Nonetheless, Die Linke has been able to make gains in cities and among young people, especially those with higher education, because they see it as the sole alternative to the AfD and international Trumpism. The party will disappoint this layer if it hopes for a transformation of the SPD in the period of opposition – and looks for a coalition of the SPD, Die Linke and the Greens at the next election. The SPD’s customary verbal opposition is to be expected, but Die Linke must distance itself from empty rhetoric and organise resistance, including against the many SPD-led governments at a federal state and municipal level.

The comments by Sahra Wagenknecht (one of Die Linke’s top two candidates and its parliamentary co-leader) on the evening of the election were especially inappropriate. Neues Deutschland reported that, "with an eye on the issue of refugees, [she said] one has ‘perhaps excluded certain problems out of concern that by raising these points one might be fuelling resentment’. Thus, ultimately, one had left it to the AfD to ‘speak out on certain issues which people simply experience as they see them’."

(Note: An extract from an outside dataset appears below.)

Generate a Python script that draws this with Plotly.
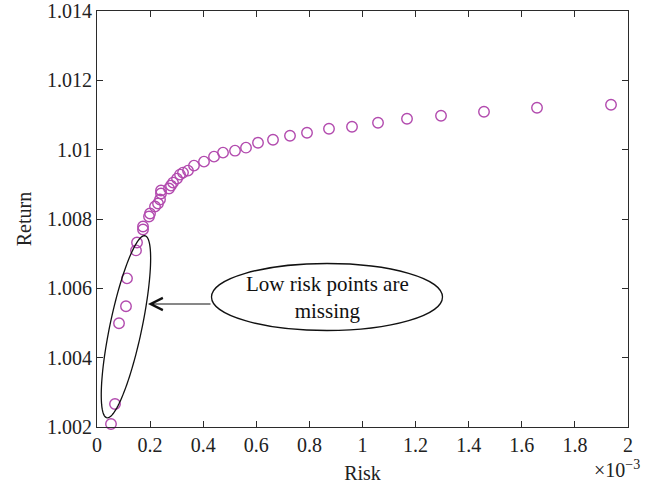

This convoluted argument is reminiscent of the incorrect statements from 2015 and 2016, when she declared that the right to asylum should be seen as an act of ‘hospitality’. At the same time, Wagenknecht supported deportations and depicted terror attacks as being causally linked to migration. Everything must be done to prevent her from taking Die Linke down this course, whereby responding to the success of the AfD seems to mean ditching her principles on the political issue of migrants.

It is necessary for the party to take up the questions of refugees and migration openly and put forward a bold, unequivocal class position. This would mean formulating much clearer demands and taking up a strong position in the debate. Up to now, this issue has been used to distract people from their own social problems and the causes behind them, and to overshadow the common interests of migrants and people born in Germany. A change in approach would mean focusing the demands against the power and wealth of the ‘1%’, and prioritising the class issues – and to stop participating in federal state governments privatising motorways, continuing with the polluting brown coal industry, and deportation policies.

In reality, there appears to be no alternative for the ruling class than the formation of a ‘Jamaican’ coalition, as the SPD – for reasons of self-preservation – has declared that it will go into opposition. Nonetheless, the coalition negotiations will not be straightforward. The CDU/CSU are weakened, the FDP and Greens will be keen to push through as many concessions as they can, and it will not be easy to find a compromise. Another election cannot be entirely excluded. Nor should we rule out the possibility of the SPD adopting a conciliatory position on joining a government in the event that the talks on a Jamaican coalition flounder.

However, another election would probably strengthen the position of the AfD, and four more years in coalition is untenable for the SPD unless it is prepared to risk becoming a minor 10% party. In any case, the election marks the end of the period of relative peace and stability that characterised the quiet years of the Merkel regency. If economic crisis intervenes the social questions can quickly become the focus and new opportunities would open up for Die Linke.